## DATASET SECTION
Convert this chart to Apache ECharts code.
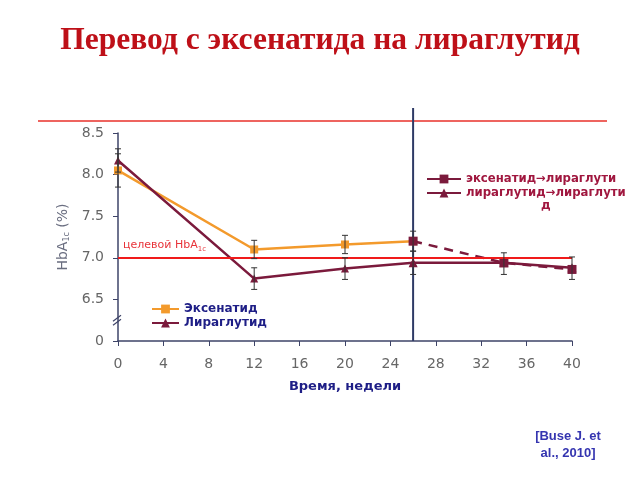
<!DOCTYPE html>
<html>
<head>
<meta charset="utf-8">
<script src="https://cdn.jsdelivr.net/npm/echarts@6/dist/echarts.min.js"></script>
<style>
  html, body { margin: 0; padding: 0; background: #fff; }
  #chart { width: 640px; height: 480px; }
</style>
</head>
<body>
<div id="chart"></div>
<script>
// weeks and HbA1c values (%)
const exWeeks = [0, 12, 20, 26]
const exValues = [8.05, 7.10, 7.16, 7.20]
const liraWeeks = [0, 12, 20, 26]
const liraValues = [8.17, 6.75, 6.87, 6.94]
const exLiraWeeks = [26, 34, 40]
const exLiraValues = [7.20, 6.94, 6.86]
const liraLiraWeeks = [26, 34, 40]
const liraLiraValues = [6.94, 6.94, 6.88]

// error bars
const errWeeks = [0, 0, 12, 12, 20, 20, 26, 26, 34, 40]
const errLow = [7.85, 8.03, 6.99, 6.62, 7.05, 6.74, 7.08, 6.80, 6.80, 6.74]
const errHigh = [8.25, 8.31, 7.21, 6.88, 7.27, 7.00, 7.32, 7.08, 7.06, 7.01]

const targetValue = 7.0
const switchWeek = 26
const xTicks = { min: 0, max: 40, step: 4 }
const yTicks = { min: 6, max: 8.5, step: 0.5 }   // 6 is shown as the broken "0"

const orange = '#F39A2C'
const maroon = '#7B1A3C'
const navy = '#1E1E86'
const font = 'DejaVu Sans'

const zip = (xs, ys) => xs.map((x, i) => [x, ys[i]])

const myChart = echarts.init(document.getElementById('chart'))

const option = {
  backgroundColor: '#fff',
  animation: false,
  title: [
    {
      text: 'Перевод с эксенатида на лираглутид',
      left: 'center',
      top: 20,
      textStyle: { fontFamily: 'Liberation Serif', fontWeight: 'bold', fontSize: 31.5, color: '#BE1018' }
    },
    {
      text: '[Buse J. et\nal., 2010]',
      left: 563,
      top: 423,
      textAlign: 'center',
      textStyle: { fontFamily: 'Liberation Sans', fontWeight: 'bold', fontSize: 13, lineHeight: 17, color: '#3535B0', align: 'center' }
    }
  ],
  grid: { left: 118, right: 68, top: 133, bottom: 139 },
  legend: [
    {
      data: ['Эксенатид', 'Лираглутид'],
      orient: 'vertical',
      left: 146,
      top: 298,
      itemWidth: 27,
      itemHeight: 11,
      itemGap: 2,
      textStyle: { fontFamily: font, fontWeight: 'bold', fontSize: 12, color: navy }
    },
    {
      data: ['эксенатид→лираглутид', 'лираглутид→лираглутид'],
      orient: 'vertical',
      left: 421,
      top: 168,
      itemWidth: 34,
      itemHeight: 11,
      itemGap: 2,
      lineStyle: { type: 'solid' },
      formatter: name => (name === 'эксенатид→лираглутид' ? 'эксенатид→лираглути' : 'лираглутид→лираглути'),
      textStyle: { fontFamily: font, fontWeight: 'bold', fontSize: 11.7, color: '#A0173F' }
    }
  ],
  xAxis: {
    type: 'value',
    min: xTicks.min,
    max: xTicks.max,
    interval: xTicks.step,
    name: 'Время, недели',
    nameLocation: 'middle',
    nameGap: 39,
    nameTextStyle: { fontFamily: font, fontWeight: 'bold', fontSize: 13, color: navy },
    splitLine: { show: false },
    axisLine: { lineStyle: { color: '#3E4468', width: 1.5 } },
    axisTick: { length: 5, lineStyle: { color: '#3E4468' } },
    axisLabel: { fontFamily: font, fontSize: 14, color: '#666', margin: 16 }
  },
  yAxis: {
    type: 'value',
    min: yTicks.min,
    max: yTicks.max,
    interval: yTicks.step,
    name: 'HbA{sub|1c} (%)',
    nameLocation: 'middle',
    nameGap: 45,
    nameTextStyle: {
      fontFamily: font, fontSize: 14, color: '#6A6E80',
      rich: { sub: { fontFamily: font, fontSize: 8, color: '#6A6E80', verticalAlign: 'bottom', padding: [7, 0, 0, 0] } }
    },
    splitLine: { show: false },
    axisLine: { show: true, lineStyle: { color: '#3E4468', width: 1.5 } },
    axisTick: { show: true, length: 5, lineStyle: { color: '#3E4468' } },
    axisLabel: {
      fontFamily: font,
      fontSize: 14,
      margin: 14,
      color: v => (v === yTicks.min ? '#3535B0' : '#666'),
      formatter: v => (v === yTicks.min ? '0' : v.toFixed(1))
    }
  },
  series: [
    {
      name: 'Эксенатид',
      type: 'line',
      data: zip(exWeeks, exValues),
      symbol: 'rect',
      symbolSize: 8,
      lineStyle: { color: orange, width: 2.5 },
      itemStyle: { color: orange },
      z: 3,
      markLine: {
        silent: true,
        symbol: 'none',
        lineStyle: { color: '#F01A1A', width: 1.8, type: 'solid' },
        label: {
          position: 'insideStartTop',
          formatter: 'целевой HbA{s|1c}',
          fontFamily: font,
          fontSize: 11,
          color: '#E8343A',
          rich: { s: { fontSize: 7, color: '#E8343A', verticalAlign: 'bottom', padding: [8, 0, 0, 0] } }
        },
        data: [{ yAxis: targetValue }]
      }
    },
    {
      name: 'Лираглутид',
      type: 'line',
      data: zip(liraWeeks, liraValues),
      symbol: 'triangle',
      symbolSize: 8,
      lineStyle: { color: maroon, width: 2.5 },
      itemStyle: { color: maroon },
      z: 3
    },
    {
      name: 'эксенатид→лираглутид',
      type: 'line',
      data: zip(exLiraWeeks, exLiraValues),
      symbol: 'rect',
      symbolSize: 9,
      lineStyle: { color: maroon, width: 2.5, type: [9, 7] },
      itemStyle: { color: maroon },
      z: 4
    },
    {
      name: 'лираглутид→лираглутид',
      type: 'line',
      data: zip(liraLiraWeeks, liraLiraValues),
      symbol: 'triangle',
      symbolSize: 9,
      lineStyle: { color: maroon, width: 2.5 },
      itemStyle: { color: maroon },
      z: 4
    },
    {
      name: 'errors',
      type: 'custom',
      data: errWeeks.map((w, i) => [w, errLow[i], errHigh[i]]),
      z: 5,
      renderItem: (params, api) => {
        const lo = api.coord([api.value(0), api.value(1)])
        const hi = api.coord([api.value(0), api.value(2)])
        const style = { stroke: '#333', lineWidth: 1 }
        const cap = 3
        return {
          type: 'group',
          children: [
            { type: 'line', shape: { x1: lo[0], y1: lo[1], x2: hi[0], y2: hi[1] }, style },
            { type: 'line', shape: { x1: lo[0] - cap, y1: lo[1], x2: lo[0] + cap, y2: lo[1] }, style },
            { type: 'line', shape: { x1: hi[0] - cap, y1: hi[1], x2: hi[0] + cap, y2: hi[1] }, style }
          ]
        }
      }
    }
  ]
}

myChart.setOption(option)

// decorations placed from axis coordinates
const pSwitchBottom = myChart.convertToPixel({ gridIndex: 0 }, [switchWeek, yTicks.min])
const pBreak = myChart.convertToPixel({ gridIndex: 0 }, [0, 6.25])
myChart.setOption({
  graphic: [
    { type: 'line', shape: { x1: 38, y1: 121, x2: 607, y2: 121 }, style: { stroke: '#E8302A', lineWidth: 1.5 }, z: 1 },
    { type: 'line', shape: { x1: pSwitchBottom[0], y1: 108, x2: pSwitchBottom[0], y2: pSwitchBottom[1] }, style: { stroke: '#2E3A66', lineWidth: 2 }, z: 2 },
    { type: 'line', shape: { x1: pBreak[0] - 5, y1: pBreak[1] + 1, x2: pBreak[0] + 3, y2: pBreak[1] - 5 }, style: { stroke: '#3E4468', lineWidth: 1.2 }, z: 10 },
    { type: 'line', shape: { x1: pBreak[0] - 5, y1: pBreak[1] + 5, x2: pBreak[0] + 3, y2: pBreak[1] - 1 }, style: { stroke: '#3E4468', lineWidth: 1.2 }, z: 10 },
    // wrapped last letter of the second legend entry
    { type: 'text', left: 541, top: 200, style: { text: 'д', fontFamily: font, fontWeight: 'bold', fontSize: 12, fill: '#A0173F' }, z: 10 }
  ]
})
</script>
</body>
</html>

## TASK REQUIREMENTS
Restate only the lines running from the start of the material above through the line containing "const liraLiraValues = [6.94, 6.94, 6.88]", ends included. No pictures.

## EXERCISE RESPONSE
Convert this chart to Apache ECharts code.
<!DOCTYPE html>
<html>
<head>
<meta charset="utf-8">
<script src="https://cdn.jsdelivr.net/npm/echarts@6/dist/echarts.min.js"></script>
<style>
  html, body { margin: 0; padding: 0; background: #fff; }
  #chart { width: 640px; height: 480px; }
</style>
</head>
<body>
<div id="chart"></div>
<script>
// weeks and HbA1c values (%)
const exWeeks = [0, 12, 20, 26]
const exValues = [8.05, 7.10, 7.16, 7.20]
const liraWeeks = [0, 12, 20, 26]
const liraValues = [8.17, 6.75, 6.87, 6.94]
const exLiraWeeks = [26, 34, 40]
const exLiraValues = [7.20, 6.94, 6.86]
const liraLiraWeeks = [26, 34, 40]
const liraLiraValues = [6.94, 6.94, 6.88]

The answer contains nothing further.